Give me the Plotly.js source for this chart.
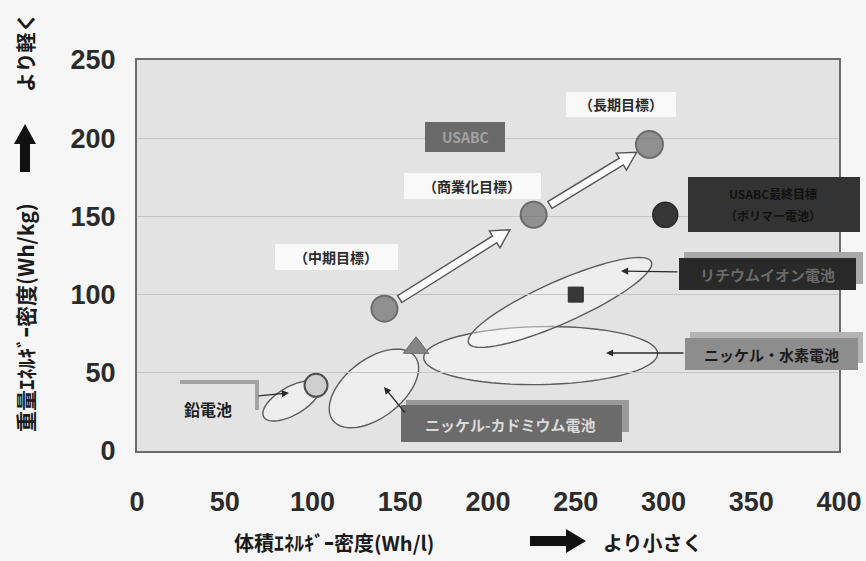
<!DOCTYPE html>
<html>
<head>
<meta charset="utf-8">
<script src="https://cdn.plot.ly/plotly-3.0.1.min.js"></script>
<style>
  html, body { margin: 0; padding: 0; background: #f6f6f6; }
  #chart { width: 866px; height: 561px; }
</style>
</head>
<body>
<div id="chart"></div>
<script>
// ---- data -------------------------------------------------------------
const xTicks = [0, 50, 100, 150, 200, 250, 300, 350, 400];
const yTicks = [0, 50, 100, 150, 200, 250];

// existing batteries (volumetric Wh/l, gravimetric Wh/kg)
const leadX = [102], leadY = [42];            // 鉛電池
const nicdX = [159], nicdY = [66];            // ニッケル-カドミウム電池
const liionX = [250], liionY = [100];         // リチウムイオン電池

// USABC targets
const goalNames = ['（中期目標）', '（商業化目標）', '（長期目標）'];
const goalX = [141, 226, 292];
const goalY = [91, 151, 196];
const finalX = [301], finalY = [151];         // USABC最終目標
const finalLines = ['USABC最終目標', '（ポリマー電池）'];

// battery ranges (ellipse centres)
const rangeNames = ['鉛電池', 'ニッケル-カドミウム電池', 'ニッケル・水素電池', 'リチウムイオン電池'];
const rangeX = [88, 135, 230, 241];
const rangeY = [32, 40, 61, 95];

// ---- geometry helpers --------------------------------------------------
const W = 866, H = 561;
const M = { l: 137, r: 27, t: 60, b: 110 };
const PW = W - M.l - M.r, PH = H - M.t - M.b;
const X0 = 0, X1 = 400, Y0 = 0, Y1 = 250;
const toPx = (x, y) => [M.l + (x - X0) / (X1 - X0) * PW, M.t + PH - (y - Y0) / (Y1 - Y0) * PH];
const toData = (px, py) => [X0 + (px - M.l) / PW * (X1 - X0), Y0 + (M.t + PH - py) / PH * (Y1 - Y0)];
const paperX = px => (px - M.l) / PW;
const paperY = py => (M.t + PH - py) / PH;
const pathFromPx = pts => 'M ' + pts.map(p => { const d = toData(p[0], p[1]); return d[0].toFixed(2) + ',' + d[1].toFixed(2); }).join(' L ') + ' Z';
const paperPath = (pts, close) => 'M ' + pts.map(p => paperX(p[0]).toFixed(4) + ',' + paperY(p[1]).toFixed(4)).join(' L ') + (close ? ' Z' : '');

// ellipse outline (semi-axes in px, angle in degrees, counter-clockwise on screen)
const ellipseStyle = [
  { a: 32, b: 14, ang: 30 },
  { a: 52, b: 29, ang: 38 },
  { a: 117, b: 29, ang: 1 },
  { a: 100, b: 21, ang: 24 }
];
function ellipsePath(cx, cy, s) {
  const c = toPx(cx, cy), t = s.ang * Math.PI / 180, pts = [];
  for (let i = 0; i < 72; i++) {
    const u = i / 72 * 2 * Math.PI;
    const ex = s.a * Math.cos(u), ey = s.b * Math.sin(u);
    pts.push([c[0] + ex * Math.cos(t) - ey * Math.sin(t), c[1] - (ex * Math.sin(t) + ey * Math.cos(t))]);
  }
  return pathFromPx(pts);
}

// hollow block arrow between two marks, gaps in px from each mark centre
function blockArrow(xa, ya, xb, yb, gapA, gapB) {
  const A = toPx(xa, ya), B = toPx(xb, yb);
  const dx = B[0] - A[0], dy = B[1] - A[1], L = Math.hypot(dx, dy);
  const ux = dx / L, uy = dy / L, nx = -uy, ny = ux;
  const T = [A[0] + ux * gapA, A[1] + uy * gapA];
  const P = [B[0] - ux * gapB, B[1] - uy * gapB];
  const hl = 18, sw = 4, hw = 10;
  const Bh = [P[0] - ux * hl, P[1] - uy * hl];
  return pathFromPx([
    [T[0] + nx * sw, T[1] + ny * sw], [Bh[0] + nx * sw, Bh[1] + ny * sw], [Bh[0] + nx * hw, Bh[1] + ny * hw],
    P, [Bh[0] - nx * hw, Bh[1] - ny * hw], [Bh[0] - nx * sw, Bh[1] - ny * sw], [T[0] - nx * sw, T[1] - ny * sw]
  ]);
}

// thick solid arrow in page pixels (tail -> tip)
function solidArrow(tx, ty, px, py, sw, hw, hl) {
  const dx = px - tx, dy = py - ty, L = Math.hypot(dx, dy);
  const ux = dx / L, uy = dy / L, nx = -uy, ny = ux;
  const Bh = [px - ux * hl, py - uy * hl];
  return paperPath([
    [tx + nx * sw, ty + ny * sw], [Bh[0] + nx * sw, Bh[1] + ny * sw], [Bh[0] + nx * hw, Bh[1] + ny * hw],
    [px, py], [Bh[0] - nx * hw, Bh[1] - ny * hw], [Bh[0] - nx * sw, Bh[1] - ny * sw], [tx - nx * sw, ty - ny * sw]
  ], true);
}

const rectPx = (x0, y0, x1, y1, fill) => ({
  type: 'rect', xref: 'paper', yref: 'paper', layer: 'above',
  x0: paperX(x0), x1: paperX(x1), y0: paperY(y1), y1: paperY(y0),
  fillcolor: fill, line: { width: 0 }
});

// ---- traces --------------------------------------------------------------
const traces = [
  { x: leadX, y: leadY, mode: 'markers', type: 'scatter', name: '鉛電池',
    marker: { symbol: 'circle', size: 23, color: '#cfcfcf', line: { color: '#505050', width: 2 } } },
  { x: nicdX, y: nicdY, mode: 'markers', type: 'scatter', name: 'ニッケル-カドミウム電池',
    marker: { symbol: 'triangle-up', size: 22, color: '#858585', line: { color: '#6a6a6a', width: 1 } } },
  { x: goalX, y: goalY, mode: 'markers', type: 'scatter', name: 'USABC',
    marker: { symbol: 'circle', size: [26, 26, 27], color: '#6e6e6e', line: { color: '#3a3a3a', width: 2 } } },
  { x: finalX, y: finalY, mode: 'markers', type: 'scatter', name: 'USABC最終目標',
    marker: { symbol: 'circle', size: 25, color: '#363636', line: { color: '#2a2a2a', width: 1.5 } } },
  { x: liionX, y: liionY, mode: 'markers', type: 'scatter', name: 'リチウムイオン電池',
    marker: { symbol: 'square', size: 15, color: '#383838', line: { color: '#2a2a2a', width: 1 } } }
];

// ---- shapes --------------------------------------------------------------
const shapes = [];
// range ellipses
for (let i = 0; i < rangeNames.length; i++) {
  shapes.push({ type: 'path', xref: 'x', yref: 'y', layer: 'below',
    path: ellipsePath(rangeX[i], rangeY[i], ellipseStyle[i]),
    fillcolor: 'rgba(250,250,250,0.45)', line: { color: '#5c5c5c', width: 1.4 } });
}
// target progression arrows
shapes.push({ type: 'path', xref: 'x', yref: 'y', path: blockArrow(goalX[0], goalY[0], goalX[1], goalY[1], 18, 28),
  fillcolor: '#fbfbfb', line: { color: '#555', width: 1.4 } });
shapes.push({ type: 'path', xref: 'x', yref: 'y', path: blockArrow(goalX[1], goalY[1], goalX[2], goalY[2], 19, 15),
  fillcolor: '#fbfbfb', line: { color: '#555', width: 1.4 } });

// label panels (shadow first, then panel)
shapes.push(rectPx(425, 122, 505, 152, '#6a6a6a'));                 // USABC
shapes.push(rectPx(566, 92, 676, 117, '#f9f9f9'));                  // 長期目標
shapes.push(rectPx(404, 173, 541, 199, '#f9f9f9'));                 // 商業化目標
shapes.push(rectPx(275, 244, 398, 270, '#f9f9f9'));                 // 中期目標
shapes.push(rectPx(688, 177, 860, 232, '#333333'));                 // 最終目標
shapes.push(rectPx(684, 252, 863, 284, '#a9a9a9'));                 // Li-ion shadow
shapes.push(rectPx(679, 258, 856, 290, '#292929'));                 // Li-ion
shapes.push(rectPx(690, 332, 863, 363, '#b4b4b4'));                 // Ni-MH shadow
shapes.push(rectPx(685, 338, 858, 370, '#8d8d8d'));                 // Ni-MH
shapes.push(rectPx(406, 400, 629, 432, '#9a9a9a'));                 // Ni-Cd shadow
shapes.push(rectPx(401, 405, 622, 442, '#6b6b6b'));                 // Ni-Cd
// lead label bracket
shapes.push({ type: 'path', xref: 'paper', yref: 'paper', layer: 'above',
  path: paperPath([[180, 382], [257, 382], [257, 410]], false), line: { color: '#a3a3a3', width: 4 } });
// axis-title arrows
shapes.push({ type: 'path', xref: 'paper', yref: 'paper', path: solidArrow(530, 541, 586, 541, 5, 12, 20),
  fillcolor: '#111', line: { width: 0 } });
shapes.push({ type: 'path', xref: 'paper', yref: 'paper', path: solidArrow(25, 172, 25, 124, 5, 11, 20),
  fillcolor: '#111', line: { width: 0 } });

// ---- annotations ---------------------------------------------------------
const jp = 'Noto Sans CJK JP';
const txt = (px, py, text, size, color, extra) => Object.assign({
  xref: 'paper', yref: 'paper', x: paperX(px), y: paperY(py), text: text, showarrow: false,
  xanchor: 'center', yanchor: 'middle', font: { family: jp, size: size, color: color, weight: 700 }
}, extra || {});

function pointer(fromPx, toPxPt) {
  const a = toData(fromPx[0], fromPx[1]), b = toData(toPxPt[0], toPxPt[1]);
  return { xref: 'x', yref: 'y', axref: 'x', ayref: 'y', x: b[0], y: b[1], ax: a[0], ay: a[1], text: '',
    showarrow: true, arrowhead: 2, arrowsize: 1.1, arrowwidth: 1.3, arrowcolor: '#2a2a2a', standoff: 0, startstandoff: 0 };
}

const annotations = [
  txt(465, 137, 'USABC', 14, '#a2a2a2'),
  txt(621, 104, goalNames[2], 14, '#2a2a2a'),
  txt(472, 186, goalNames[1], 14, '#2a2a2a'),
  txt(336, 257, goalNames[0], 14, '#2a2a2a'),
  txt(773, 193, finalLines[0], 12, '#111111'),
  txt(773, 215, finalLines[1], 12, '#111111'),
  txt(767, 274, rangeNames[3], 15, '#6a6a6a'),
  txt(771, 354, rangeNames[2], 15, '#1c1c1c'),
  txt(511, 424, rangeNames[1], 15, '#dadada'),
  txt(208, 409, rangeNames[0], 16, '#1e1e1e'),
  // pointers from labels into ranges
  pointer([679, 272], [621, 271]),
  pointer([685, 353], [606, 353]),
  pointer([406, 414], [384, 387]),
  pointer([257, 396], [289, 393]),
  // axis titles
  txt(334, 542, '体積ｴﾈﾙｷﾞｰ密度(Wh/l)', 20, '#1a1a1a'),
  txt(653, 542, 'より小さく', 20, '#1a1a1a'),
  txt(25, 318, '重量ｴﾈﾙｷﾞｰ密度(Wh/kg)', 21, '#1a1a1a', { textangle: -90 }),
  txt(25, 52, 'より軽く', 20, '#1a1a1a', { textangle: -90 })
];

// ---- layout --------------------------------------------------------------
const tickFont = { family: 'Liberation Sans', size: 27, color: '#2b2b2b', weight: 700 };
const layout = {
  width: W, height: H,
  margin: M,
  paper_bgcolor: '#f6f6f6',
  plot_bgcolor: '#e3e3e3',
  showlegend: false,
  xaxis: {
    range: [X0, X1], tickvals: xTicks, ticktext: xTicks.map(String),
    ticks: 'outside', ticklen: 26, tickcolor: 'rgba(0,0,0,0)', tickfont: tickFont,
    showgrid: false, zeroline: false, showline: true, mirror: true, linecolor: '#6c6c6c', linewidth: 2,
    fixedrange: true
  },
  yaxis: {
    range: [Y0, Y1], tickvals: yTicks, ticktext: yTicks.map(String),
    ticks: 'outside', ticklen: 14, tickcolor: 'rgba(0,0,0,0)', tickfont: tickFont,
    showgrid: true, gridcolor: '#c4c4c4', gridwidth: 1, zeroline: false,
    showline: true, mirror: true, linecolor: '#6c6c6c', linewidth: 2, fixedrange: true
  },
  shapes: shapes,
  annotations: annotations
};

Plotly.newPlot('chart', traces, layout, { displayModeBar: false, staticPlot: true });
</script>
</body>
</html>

==========

The task. Reproduce only the lines from the beginning of the data through the line that contains "const liionX = [250], liionY", both included, and please drop the pictures.

Response for this exercise.
Give me the Plotly.js source for this chart.
<!DOCTYPE html>
<html>
<head>
<meta charset="utf-8">
<script src="https://cdn.plot.ly/plotly-3.0.1.min.js"></script>
<style>
  html, body { margin: 0; padding: 0; background: #f6f6f6; }
  #chart { width: 866px; height: 561px; }
</style>
</head>
<body>
<div id="chart"></div>
<script>
// ---- data -------------------------------------------------------------
const xTicks = [0, 50, 100, 150, 200, 250, 300, 350, 400];
const yTicks = [0, 50, 100, 150, 200, 250];

// existing batteries (volumetric Wh/l, gravimetric Wh/kg)
const leadX = [102], leadY = [42];            // 鉛電池
const nicdX = [159], nicdY = [66];            // ニッケル-カドミウム電池
const liionX = [250], liionY = [100];         // リチウムイオン電池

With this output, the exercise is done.